Text: Exodus 16:30
OT Text Referred to: Genesis 2:2
Subject: rest on Sabbath day
Source: Treasury of Scripture Knowledge
Reference Type: Allusion
Connection Method(s): Longitudinal Theme
Anchor Text: Exod 16 — Manna
Significance: Exodus 16:30 describes Israel resting (שָׁבַת, shavat) on the seventh day in the wilderness, and Genesis 2:2 provides the paradigmatic basis: God "rested on the seventh day from all His work" (וַיִּשְׁבֹּת בַּיּוֹם הַשְּׁבִיעִי, vayyishbot bayyom hashevi'i). The shared root שׁ-ב-ת explicitly connects Israel's manna-gathering rhythm to the creation order—the people's cessation from labor on the seventh day imitates the divine pattern established at the world's foundation. This creation-grounded Sabbath appears in the wilderness before Sinai, demonstrating that the Sabbath principle preceded its formal codification in the Decalogue.

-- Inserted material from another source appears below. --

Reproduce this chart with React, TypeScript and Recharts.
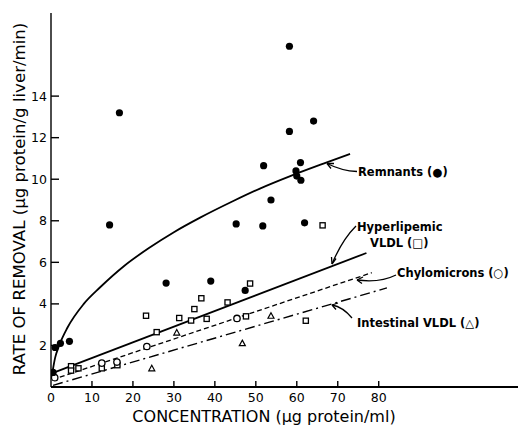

Consolidated 2026-06-09 per the later-text → earlier-text canonical-direction ruling (Full Corpus Audit, Phase 0). The content below is preserved verbatim from the deleted file "Genesis 2.2 to Exodus 16.30"; fold unique material into the Significance during the Phase 3 IP audit, then remove this section.
Text: Genesis 2:2
OT Text Referred to: Exodus 16:30
Subject: Sabbath
Source: Treasury of Scripture Knowledge
Reference Type: Allusion
Connection Method(s): Longitudinal Theme
Anchor Text: Exod 16 — Manna
Significance: Genesis 2:2 states that God שָׁבַת (shabat, "rested/ceased") on the seventh day from all His work. Exodus 16:30 records the first time Israel corporately enacts this pattern: "So the people rested (שָׁבַת) on the seventh day." The shared verb shabat directly links Israel's weekly rest to the divine precedent at creation. This is the earliest sabbath observance narrative in Israel's history, occurring even before the Sinai commandment, and it is embedded in the manna provision — God structures His provision around the creation rhythm, withholding manna on the seventh day to teach Israel to participate in His rest.